----- Information provided -----
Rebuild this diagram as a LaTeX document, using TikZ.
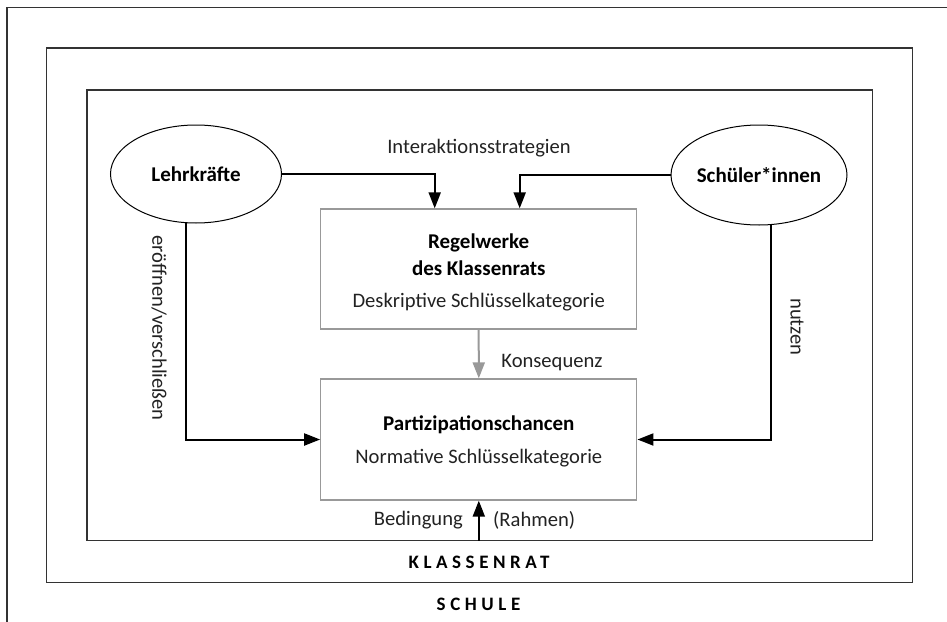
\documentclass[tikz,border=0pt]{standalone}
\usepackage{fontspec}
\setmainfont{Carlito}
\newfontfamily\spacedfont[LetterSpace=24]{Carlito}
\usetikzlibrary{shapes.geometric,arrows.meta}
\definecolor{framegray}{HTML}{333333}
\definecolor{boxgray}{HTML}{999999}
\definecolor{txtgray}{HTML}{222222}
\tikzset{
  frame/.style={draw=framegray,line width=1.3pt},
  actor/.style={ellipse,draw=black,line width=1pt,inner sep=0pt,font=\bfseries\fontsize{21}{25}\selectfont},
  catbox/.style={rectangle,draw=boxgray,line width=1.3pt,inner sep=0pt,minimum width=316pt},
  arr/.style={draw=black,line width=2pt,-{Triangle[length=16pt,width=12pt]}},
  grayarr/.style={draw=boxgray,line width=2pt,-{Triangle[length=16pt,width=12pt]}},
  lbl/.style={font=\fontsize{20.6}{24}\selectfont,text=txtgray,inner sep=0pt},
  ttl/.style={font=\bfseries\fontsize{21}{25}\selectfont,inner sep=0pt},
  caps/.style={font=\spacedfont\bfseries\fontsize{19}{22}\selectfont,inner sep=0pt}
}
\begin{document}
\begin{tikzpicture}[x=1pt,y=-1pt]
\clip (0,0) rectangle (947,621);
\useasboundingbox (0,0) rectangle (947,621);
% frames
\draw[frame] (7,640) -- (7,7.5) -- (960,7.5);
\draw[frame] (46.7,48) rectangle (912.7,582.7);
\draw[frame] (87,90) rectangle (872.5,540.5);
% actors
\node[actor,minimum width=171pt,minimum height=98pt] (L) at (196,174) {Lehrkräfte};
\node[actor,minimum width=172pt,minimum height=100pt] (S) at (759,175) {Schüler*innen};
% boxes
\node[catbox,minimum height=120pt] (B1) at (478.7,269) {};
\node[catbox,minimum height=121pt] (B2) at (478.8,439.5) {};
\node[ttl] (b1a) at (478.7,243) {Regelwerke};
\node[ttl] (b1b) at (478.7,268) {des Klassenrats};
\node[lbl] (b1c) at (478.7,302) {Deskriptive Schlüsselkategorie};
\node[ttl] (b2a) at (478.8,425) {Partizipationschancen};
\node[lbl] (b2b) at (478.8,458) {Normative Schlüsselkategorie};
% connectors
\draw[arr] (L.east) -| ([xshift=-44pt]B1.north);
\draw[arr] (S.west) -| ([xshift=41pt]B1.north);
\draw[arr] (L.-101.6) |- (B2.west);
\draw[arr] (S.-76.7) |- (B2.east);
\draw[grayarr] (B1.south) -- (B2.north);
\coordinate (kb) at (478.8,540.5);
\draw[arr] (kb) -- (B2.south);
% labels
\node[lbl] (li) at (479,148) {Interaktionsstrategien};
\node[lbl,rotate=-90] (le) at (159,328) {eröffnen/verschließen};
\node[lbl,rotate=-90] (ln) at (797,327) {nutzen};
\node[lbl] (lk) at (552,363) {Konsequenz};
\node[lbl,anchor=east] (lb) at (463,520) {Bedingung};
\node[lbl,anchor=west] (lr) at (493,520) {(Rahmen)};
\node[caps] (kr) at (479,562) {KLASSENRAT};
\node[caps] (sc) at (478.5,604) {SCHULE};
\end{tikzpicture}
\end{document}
-----
Written instruction: Restate the listing above word for word, and skip the pictures.

Full solution:
Rebuild this diagram as a LaTeX document, using TikZ.
\documentclass[tikz,border=0pt]{standalone}
\usepackage{fontspec}
\setmainfont{Carlito}
\newfontfamily\spacedfont[LetterSpace=24]{Carlito}
\usetikzlibrary{shapes.geometric,arrows.meta}
\definecolor{framegray}{HTML}{333333}
\definecolor{boxgray}{HTML}{999999}
\definecolor{txtgray}{HTML}{222222}
\tikzset{
  frame/.style={draw=framegray,line width=1.3pt},
  actor/.style={ellipse,draw=black,line width=1pt,inner sep=0pt,font=\bfseries\fontsize{21}{25}\selectfont},
  catbox/.style={rectangle,draw=boxgray,line width=1.3pt,inner sep=0pt,minimum width=316pt},
  arr/.style={draw=black,line width=2pt,-{Triangle[length=16pt,width=12pt]}},
  grayarr/.style={draw=boxgray,line width=2pt,-{Triangle[length=16pt,width=12pt]}},
  lbl/.style={font=\fontsize{20.6}{24}\selectfont,text=txtgray,inner sep=0pt},
  ttl/.style={font=\bfseries\fontsize{21}{25}\selectfont,inner sep=0pt},
  caps/.style={font=\spacedfont\bfseries\fontsize{19}{22}\selectfont,inner sep=0pt}
}
\begin{document}
\begin{tikzpicture}[x=1pt,y=-1pt]
\clip (0,0) rectangle (947,621);
\useasboundingbox (0,0) rectangle (947,621);
% frames
\draw[frame] (7,640) -- (7,7.5) -- (960,7.5);
\draw[frame] (46.7,48) rectangle (912.7,582.7);
\draw[frame] (87,90) rectangle (872.5,540.5);
% actors
\node[actor,minimum width=171pt,minimum height=98pt] (L) at (196,174) {Lehrkräfte};
\node[actor,minimum width=172pt,minimum height=100pt] (S) at (759,175) {Schüler*innen};
% boxes
\node[catbox,minimum height=120pt] (B1) at (478.7,269) {};
\node[catbox,minimum height=121pt] (B2) at (478.8,439.5) {};
\node[ttl] (b1a) at (478.7,243) {Regelwerke};
\node[ttl] (b1b) at (478.7,268) {des Klassenrats};
\node[lbl] (b1c) at (478.7,302) {Deskriptive Schlüsselkategorie};
\node[ttl] (b2a) at (478.8,425) {Partizipationschancen};
\node[lbl] (b2b) at (478.8,458) {Normative Schlüsselkategorie};
% connectors
\draw[arr] (L.east) -| ([xshift=-44pt]B1.north);
\draw[arr] (S.west) -| ([xshift=41pt]B1.north);
\draw[arr] (L.-101.6) |- (B2.west);
\draw[arr] (S.-76.7) |- (B2.east);
\draw[grayarr] (B1.south) -- (B2.north);
\coordinate (kb) at (478.8,540.5);
\draw[arr] (kb) -- (B2.south);
% labels
\node[lbl] (li) at (479,148) {Interaktionsstrategien};
\node[lbl,rotate=-90] (le) at (159,328) {eröffnen/verschließen};
\node[lbl,rotate=-90] (ln) at (797,327) {nutzen};
\node[lbl] (lk) at (552,363) {Konsequenz};
\node[lbl,anchor=east] (lb) at (463,520) {Bedingung};
\node[lbl,anchor=west] (lr) at (493,520) {(Rahmen)};
\node[caps] (kr) at (479,562) {KLASSENRAT};
\node[caps] (sc) at (478.5,604) {SCHULE};
\end{tikzpicture}
\end{document}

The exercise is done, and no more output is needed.